WORK TO BE COMPLETED: Reproduce the listing below character for character; drop every image.

DATA EXCERPT:

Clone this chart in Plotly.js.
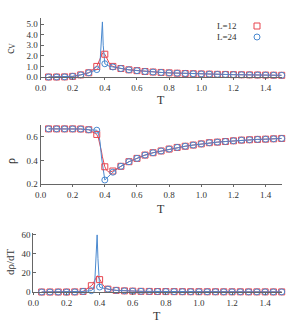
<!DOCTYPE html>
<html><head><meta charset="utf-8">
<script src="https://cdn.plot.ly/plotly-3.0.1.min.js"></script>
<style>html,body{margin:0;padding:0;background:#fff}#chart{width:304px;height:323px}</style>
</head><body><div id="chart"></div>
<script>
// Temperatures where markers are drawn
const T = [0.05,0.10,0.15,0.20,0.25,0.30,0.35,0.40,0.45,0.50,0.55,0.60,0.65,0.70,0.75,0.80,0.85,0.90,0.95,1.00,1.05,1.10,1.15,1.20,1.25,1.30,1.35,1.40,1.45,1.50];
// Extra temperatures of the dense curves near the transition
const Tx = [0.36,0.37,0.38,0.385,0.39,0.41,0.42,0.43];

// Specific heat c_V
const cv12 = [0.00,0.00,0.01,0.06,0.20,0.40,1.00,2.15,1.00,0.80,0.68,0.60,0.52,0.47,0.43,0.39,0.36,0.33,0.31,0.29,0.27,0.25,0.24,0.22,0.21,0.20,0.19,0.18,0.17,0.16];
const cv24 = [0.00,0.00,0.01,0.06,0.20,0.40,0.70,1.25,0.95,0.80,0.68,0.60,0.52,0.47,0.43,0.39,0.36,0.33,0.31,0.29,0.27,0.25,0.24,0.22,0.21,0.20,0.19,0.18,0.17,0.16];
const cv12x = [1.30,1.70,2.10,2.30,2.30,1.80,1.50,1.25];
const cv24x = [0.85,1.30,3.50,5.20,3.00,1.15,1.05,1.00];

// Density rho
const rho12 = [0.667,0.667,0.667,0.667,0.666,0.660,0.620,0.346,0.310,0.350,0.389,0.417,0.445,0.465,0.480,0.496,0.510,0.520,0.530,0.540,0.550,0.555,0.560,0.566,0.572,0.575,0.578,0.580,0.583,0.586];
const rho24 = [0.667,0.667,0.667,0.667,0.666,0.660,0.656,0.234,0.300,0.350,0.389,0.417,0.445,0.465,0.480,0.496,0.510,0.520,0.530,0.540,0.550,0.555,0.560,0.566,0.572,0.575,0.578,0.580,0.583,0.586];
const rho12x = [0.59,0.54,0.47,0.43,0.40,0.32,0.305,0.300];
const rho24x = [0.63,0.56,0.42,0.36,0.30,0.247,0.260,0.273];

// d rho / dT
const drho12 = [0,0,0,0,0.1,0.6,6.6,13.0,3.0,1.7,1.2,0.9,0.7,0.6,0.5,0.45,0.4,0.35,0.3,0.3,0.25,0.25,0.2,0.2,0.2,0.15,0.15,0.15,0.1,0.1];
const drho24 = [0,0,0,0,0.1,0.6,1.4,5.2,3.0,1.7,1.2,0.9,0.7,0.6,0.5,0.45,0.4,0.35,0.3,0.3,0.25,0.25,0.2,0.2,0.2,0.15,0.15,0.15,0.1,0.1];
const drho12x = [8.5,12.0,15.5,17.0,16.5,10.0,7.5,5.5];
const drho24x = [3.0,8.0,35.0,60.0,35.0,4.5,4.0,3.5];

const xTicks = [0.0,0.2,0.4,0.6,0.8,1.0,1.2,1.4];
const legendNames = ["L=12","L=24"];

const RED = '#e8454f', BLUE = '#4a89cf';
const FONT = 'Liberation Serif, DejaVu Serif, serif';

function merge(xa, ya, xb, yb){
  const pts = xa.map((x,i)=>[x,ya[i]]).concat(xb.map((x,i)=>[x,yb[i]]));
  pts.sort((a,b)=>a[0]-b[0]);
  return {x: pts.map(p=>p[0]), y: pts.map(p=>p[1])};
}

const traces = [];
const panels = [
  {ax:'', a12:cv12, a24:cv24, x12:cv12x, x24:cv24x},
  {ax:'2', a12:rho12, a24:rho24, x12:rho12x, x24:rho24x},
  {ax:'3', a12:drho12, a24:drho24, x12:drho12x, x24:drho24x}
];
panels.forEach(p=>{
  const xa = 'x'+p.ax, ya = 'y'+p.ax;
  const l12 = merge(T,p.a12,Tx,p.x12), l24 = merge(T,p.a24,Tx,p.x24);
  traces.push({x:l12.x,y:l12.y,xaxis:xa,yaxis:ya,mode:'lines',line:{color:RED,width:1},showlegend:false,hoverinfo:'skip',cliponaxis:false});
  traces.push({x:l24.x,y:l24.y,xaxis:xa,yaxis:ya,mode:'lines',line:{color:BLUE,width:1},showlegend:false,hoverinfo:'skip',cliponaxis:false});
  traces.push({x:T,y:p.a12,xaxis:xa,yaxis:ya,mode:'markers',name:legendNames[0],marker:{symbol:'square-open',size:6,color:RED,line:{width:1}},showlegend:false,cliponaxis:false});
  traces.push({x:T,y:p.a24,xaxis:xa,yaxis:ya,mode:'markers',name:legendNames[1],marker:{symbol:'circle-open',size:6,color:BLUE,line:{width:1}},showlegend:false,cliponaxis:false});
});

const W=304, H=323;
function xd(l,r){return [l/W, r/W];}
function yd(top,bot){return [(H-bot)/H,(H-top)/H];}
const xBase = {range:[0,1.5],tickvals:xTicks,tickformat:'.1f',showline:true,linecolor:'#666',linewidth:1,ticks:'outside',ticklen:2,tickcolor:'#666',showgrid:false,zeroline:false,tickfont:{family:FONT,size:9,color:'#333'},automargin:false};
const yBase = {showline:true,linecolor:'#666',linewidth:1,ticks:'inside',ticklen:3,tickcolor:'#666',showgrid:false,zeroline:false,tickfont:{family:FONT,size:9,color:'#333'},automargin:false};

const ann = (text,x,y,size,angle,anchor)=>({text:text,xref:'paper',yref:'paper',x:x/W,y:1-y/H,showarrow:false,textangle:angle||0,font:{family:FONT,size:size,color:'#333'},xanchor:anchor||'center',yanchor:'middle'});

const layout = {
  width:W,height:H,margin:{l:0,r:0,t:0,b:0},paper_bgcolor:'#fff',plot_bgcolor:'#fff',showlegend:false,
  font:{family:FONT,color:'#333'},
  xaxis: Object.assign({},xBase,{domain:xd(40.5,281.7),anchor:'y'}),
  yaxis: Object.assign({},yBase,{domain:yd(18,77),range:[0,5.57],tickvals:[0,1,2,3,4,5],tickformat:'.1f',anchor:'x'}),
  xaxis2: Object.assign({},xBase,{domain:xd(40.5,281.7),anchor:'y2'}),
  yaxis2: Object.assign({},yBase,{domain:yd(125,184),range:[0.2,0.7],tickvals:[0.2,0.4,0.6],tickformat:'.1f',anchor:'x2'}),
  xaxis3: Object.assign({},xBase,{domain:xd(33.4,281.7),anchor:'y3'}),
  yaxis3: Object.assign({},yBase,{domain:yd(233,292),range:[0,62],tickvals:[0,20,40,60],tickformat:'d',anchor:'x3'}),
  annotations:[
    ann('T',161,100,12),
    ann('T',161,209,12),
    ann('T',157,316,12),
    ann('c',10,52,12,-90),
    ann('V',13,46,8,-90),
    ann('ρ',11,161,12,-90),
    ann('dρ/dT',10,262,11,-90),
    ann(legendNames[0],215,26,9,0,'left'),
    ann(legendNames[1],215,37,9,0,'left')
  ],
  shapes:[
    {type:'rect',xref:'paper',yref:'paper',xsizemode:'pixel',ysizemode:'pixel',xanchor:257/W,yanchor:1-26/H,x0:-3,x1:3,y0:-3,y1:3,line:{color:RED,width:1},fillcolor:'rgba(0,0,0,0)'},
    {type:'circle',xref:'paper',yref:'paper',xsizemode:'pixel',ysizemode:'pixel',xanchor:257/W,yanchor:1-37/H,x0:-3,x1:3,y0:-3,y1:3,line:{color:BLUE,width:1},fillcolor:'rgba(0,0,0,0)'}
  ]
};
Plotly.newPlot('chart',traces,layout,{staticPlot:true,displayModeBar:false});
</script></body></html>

TASK SOLUTION:
Clone this chart in Plotly.js.
<!DOCTYPE html>
<html><head><meta charset="utf-8">
<script src="https://cdn.plot.ly/plotly-3.0.1.min.js"></script>
<style>html,body{margin:0;padding:0;background:#fff}#chart{width:304px;height:323px}</style>
</head><body><div id="chart"></div>
<script>
// Temperatures where markers are drawn
const T = [0.05,0.10,0.15,0.20,0.25,0.30,0.35,0.40,0.45,0.50,0.55,0.60,0.65,0.70,0.75,0.80,0.85,0.90,0.95,1.00,1.05,1.10,1.15,1.20,1.25,1.30,1.35,1.40,1.45,1.50];
// Extra temperatures of the dense curves near the transition
const Tx = [0.36,0.37,0.38,0.385,0.39,0.41,0.42,0.43];

// Specific heat c_V
const cv12 = [0.00,0.00,0.01,0.06,0.20,0.40,1.00,2.15,1.00,0.80,0.68,0.60,0.52,0.47,0.43,0.39,0.36,0.33,0.31,0.29,0.27,0.25,0.24,0.22,0.21,0.20,0.19,0.18,0.17,0.16];
const cv24 = [0.00,0.00,0.01,0.06,0.20,0.40,0.70,1.25,0.95,0.80,0.68,0.60,0.52,0.47,0.43,0.39,0.36,0.33,0.31,0.29,0.27,0.25,0.24,0.22,0.21,0.20,0.19,0.18,0.17,0.16];
const cv12x = [1.30,1.70,2.10,2.30,2.30,1.80,1.50,1.25];
const cv24x = [0.85,1.30,3.50,5.20,3.00,1.15,1.05,1.00];

// Density rho
const rho12 = [0.667,0.667,0.667,0.667,0.666,0.660,0.620,0.346,0.310,0.350,0.389,0.417,0.445,0.465,0.480,0.496,0.510,0.520,0.530,0.540,0.550,0.555,0.560,0.566,0.572,0.575,0.578,0.580,0.583,0.586];
const rho24 = [0.667,0.667,0.667,0.667,0.666,0.660,0.656,0.234,0.300,0.350,0.389,0.417,0.445,0.465,0.480,0.496,0.510,0.520,0.530,0.540,0.550,0.555,0.560,0.566,0.572,0.575,0.578,0.580,0.583,0.586];
const rho12x = [0.59,0.54,0.47,0.43,0.40,0.32,0.305,0.300];
const rho24x = [0.63,0.56,0.42,0.36,0.30,0.247,0.260,0.273];

// d rho / dT
const drho12 = [0,0,0,0,0.1,0.6,6.6,13.0,3.0,1.7,1.2,0.9,0.7,0.6,0.5,0.45,0.4,0.35,0.3,0.3,0.25,0.25,0.2,0.2,0.2,0.15,0.15,0.15,0.1,0.1];
const drho24 = [0,0,0,0,0.1,0.6,1.4,5.2,3.0,1.7,1.2,0.9,0.7,0.6,0.5,0.45,0.4,0.35,0.3,0.3,0.25,0.25,0.2,0.2,0.2,0.15,0.15,0.15,0.1,0.1];
const drho12x = [8.5,12.0,15.5,17.0,16.5,10.0,7.5,5.5];
const drho24x = [3.0,8.0,35.0,60.0,35.0,4.5,4.0,3.5];

const xTicks = [0.0,0.2,0.4,0.6,0.8,1.0,1.2,1.4];
const legendNames = ["L=12","L=24"];

const RED = '#e8454f', BLUE = '#4a89cf';
const FONT = 'Liberation Serif, DejaVu Serif, serif';

function merge(xa, ya, xb, yb){
  const pts = xa.map((x,i)=>[x,ya[i]]).concat(xb.map((x,i)=>[x,yb[i]]));
  pts.sort((a,b)=>a[0]-b[0]);
  return {x: pts.map(p=>p[0]), y: pts.map(p=>p[1])};
}

const traces = [];
const panels = [
  {ax:'', a12:cv12, a24:cv24, x12:cv12x, x24:cv24x},
  {ax:'2', a12:rho12, a24:rho24, x12:rho12x, x24:rho24x},
  {ax:'3', a12:drho12, a24:drho24, x12:drho12x, x24:drho24x}
];
panels.forEach(p=>{
  const xa = 'x'+p.ax, ya = 'y'+p.ax;
  const l12 = merge(T,p.a12,Tx,p.x12), l24 = merge(T,p.a24,Tx,p.x24);
  traces.push({x:l12.x,y:l12.y,xaxis:xa,yaxis:ya,mode:'lines',line:{color:RED,width:1},showlegend:false,hoverinfo:'skip',cliponaxis:false});
  traces.push({x:l24.x,y:l24.y,xaxis:xa,yaxis:ya,mode:'lines',line:{color:BLUE,width:1},showlegend:false,hoverinfo:'skip',cliponaxis:false});
  traces.push({x:T,y:p.a12,xaxis:xa,yaxis:ya,mode:'markers',name:legendNames[0],marker:{symbol:'square-open',size:6,color:RED,line:{width:1}},showlegend:false,cliponaxis:false});
  traces.push({x:T,y:p.a24,xaxis:xa,yaxis:ya,mode:'markers',name:legendNames[1],marker:{symbol:'circle-open',size:6,color:BLUE,line:{width:1}},showlegend:false,cliponaxis:false});
});

const W=304, H=323;
function xd(l,r){return [l/W, r/W];}
function yd(top,bot){return [(H-bot)/H,(H-top)/H];}
const xBase = {range:[0,1.5],tickvals:xTicks,tickformat:'.1f',showline:true,linecolor:'#666',linewidth:1,ticks:'outside',ticklen:2,tickcolor:'#666',showgrid:false,zeroline:false,tickfont:{family:FONT,size:9,color:'#333'},automargin:false};
const yBase = {showline:true,linecolor:'#666',linewidth:1,ticks:'inside',ticklen:3,tickcolor:'#666',showgrid:false,zeroline:false,tickfont:{family:FONT,size:9,color:'#333'},automargin:false};

const ann = (text,x,y,size,angle,anchor)=>({text:text,xref:'paper',yref:'paper',x:x/W,y:1-y/H,showarrow:false,textangle:angle||0,font:{family:FONT,size:size,color:'#333'},xanchor:anchor||'center',yanchor:'middle'});

const layout = {
  width:W,height:H,margin:{l:0,r:0,t:0,b:0},paper_bgcolor:'#fff',plot_bgcolor:'#fff',showlegend:false,
  font:{family:FONT,color:'#333'},
  xaxis: Object.assign({},xBase,{domain:xd(40.5,281.7),anchor:'y'}),
  yaxis: Object.assign({},yBase,{domain:yd(18,77),range:[0,5.57],tickvals:[0,1,2,3,4,5],tickformat:'.1f',anchor:'x'}),
  xaxis2: Object.assign({},xBase,{domain:xd(40.5,281.7),anchor:'y2'}),
  yaxis2: Object.assign({},yBase,{domain:yd(125,184),range:[0.2,0.7],tickvals:[0.2,0.4,0.6],tickformat:'.1f',anchor:'x2'}),
  xaxis3: Object.assign({},xBase,{domain:xd(33.4,281.7),anchor:'y3'}),
  yaxis3: Object.assign({},yBase,{domain:yd(233,292),range:[0,62],tickvals:[0,20,40,60],tickformat:'d',anchor:'x3'}),
  annotations:[
    ann('T',161,100,12),
    ann('T',161,209,12),
    ann('T',157,316,12),
    ann('c',10,52,12,-90),
    ann('V',13,46,8,-90),
    ann('ρ',11,161,12,-90),
    ann('dρ/dT',10,262,11,-90),
    ann(legendNames[0],215,26,9,0,'left'),
    ann(legendNames[1],215,37,9,0,'left')
  ],
  shapes:[
    {type:'rect',xref:'paper',yref:'paper',xsizemode:'pixel',ysizemode:'pixel',xanchor:257/W,yanchor:1-26/H,x0:-3,x1:3,y0:-3,y1:3,line:{color:RED,width:1},fillcolor:'rgba(0,0,0,0)'},
    {type:'circle',xref:'paper',yref:'paper',xsizemode:'pixel',ysizemode:'pixel',xanchor:257/W,yanchor:1-37/H,x0:-3,x1:3,y0:-3,y1:3,line:{color:BLUE,width:1},fillcolor:'rgba(0,0,0,0)'}
  ]
};
Plotly.newPlot('chart',traces,layout,{staticPlot:true,displayModeBar:false});
</script></body></html>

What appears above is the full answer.